#COWaterPlan: “There is a lot of misunderstanding on water issues” — Leroy Garcia

Colorado Water Plan website screen shot November 1, 2013
Colorado Water Plan website screen shot November 1, 2013

From The Pueblo Chieftain (Chris Woodka):

One of the outcomes of the Colorado water plan has been to draw new voices to talk about a question that’s older than the state itself: How can a sparse resource be used to meet the needs of a growing population?

So, a group primarily concerned with the Colorado River recently reached out to Pueblo to gather perspective.

Nuestro Rio — “our river” in Spanish — invited Puebloans to talk about water on the last day for comments on the final plan recently.

“My concern was that people could become more familiar with it and to make sure Southern Colorado knew it has a voice,” said state Sen. Leroy Garcia, D-Pueblo, who helped set up the meeting.

About 50 people, ranging from elected o_cials to farmers, attended. Also present was state Rep. Ed Vigil, D-Fort Garland, a member of the Interim Water Resources Review Committee.

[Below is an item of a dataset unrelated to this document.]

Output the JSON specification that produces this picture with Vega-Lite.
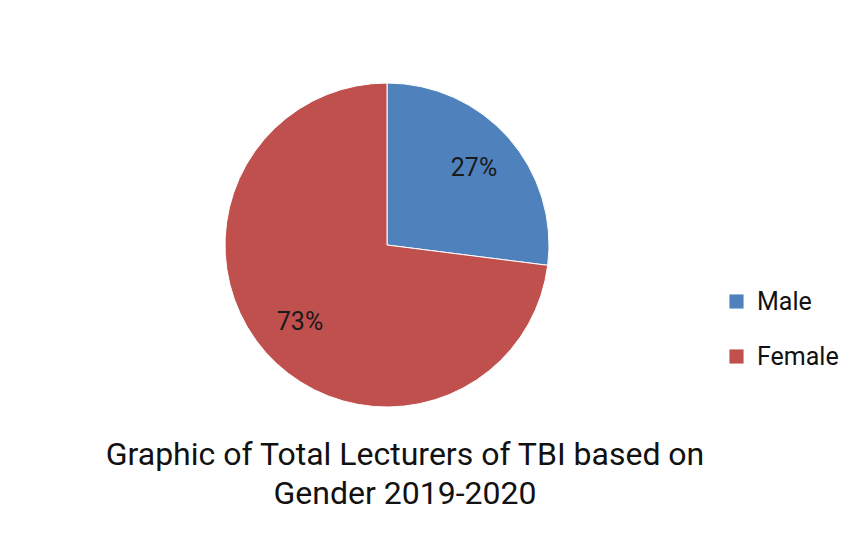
{
  "$schema": "https://vega.github.io/schema/vega-lite/v6.json",
  "width": 774,
  "height": 490,
  "padding": {"left": 0, "top": 0, "right": 0, "bottom": 40},
  "autosize": {"type": "pad"},
  "background": "white",
  "config": {"view": {"stroke": null}, "font": "Roboto"},
  "title": {
    "text": ["Graphic of Total Lecturers of TBI based on", "Gender 2019-2020"],
    "orient": "bottom",
    "anchor": "middle",
    "offset": -50,
    "dx": 18,
    "fontSize": 32,
    "fontWeight": "normal",
    "font": "Roboto",
    "color": "#111111",
    "lineHeight": 39
  },
  "data": {
    "values": [
      {"Gender": "Male", "Share": 0.27},
      {"Gender": "Female", "Share": 0.73}
    ]
  },
  "encoding": {
    "theta": {"field": "Share", "type": "quantitative", "stack": true},
    "order": {"field": "Gender", "sort": "descending"}
  },
  "layer": [
    {
      "mark": {"type": "arc", "outerRadius": 162, "stroke": "white", "strokeWidth": 1},
      "encoding": {
        "color": {
          "field": "Gender",
          "type": "nominal",
          "scale": {"domain": ["Male", "Female"], "range": ["#4F81BD", "#C0504D"]},
          "legend": {
            "title": null,
            "orient": "none",
            "legendX": 724,
            "legendY": 289,
            "symbolType": "square",
            "symbolSize": 200,
            "symbolStrokeWidth": 0,
            "labelFontSize": 25,
            "labelFont": "Roboto",
            "labelColor": "#111111",
            "rowPadding": 29,
            "labelOffset": 8
          }
        }
      }
    },
    {
      "mark": {"type": "text", "radius": 116, "fontSize": 25, "font": "Roboto", "color": "#1a1a1a"},
      "encoding": {
        "text": {"field": "Share", "type": "quantitative", "format": ".0%"},
        "detail": {"field": "Gender"}
      }
    }
  ]
}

“One of the goals of Nuestro Rio is to remind people of the importance of the river but to also involve more young people,” Garcia said.

While Nuestro Rio formed to emphasize the importance of the Colorado River to Latinos, a series of statewide outreach meetings showed there are concerns common to all rivers in the state, said Nita Gonzales, Colorado director for the organization.

“The main thing we heard was that diverting water cannot be the only solution,” Gonzales said. “Rivers are critical to Latino families, and before we move to big projects, we have to ask how do you protect the rivers.”

That includes maintaining agricultural uses that are the foundation for the economic wellbeing of many Latinos, Gonzales said.

“The other thing we heard is that elected officials are not as involved in water, but it is so important to the communities to make sure it is addressed in policy and budgets,” she said.

Garcia agreed.

“My own colleagues have to see this as one of the most important issues in the state,” he said. “We talk about transportation, education and economic development, but none of those things happens without water.”

On the state water plan, Garcia said he favors some of its openended approaches.
“There is a lot of misunderstanding on water issues,” he said. “The plan is very basin specific.”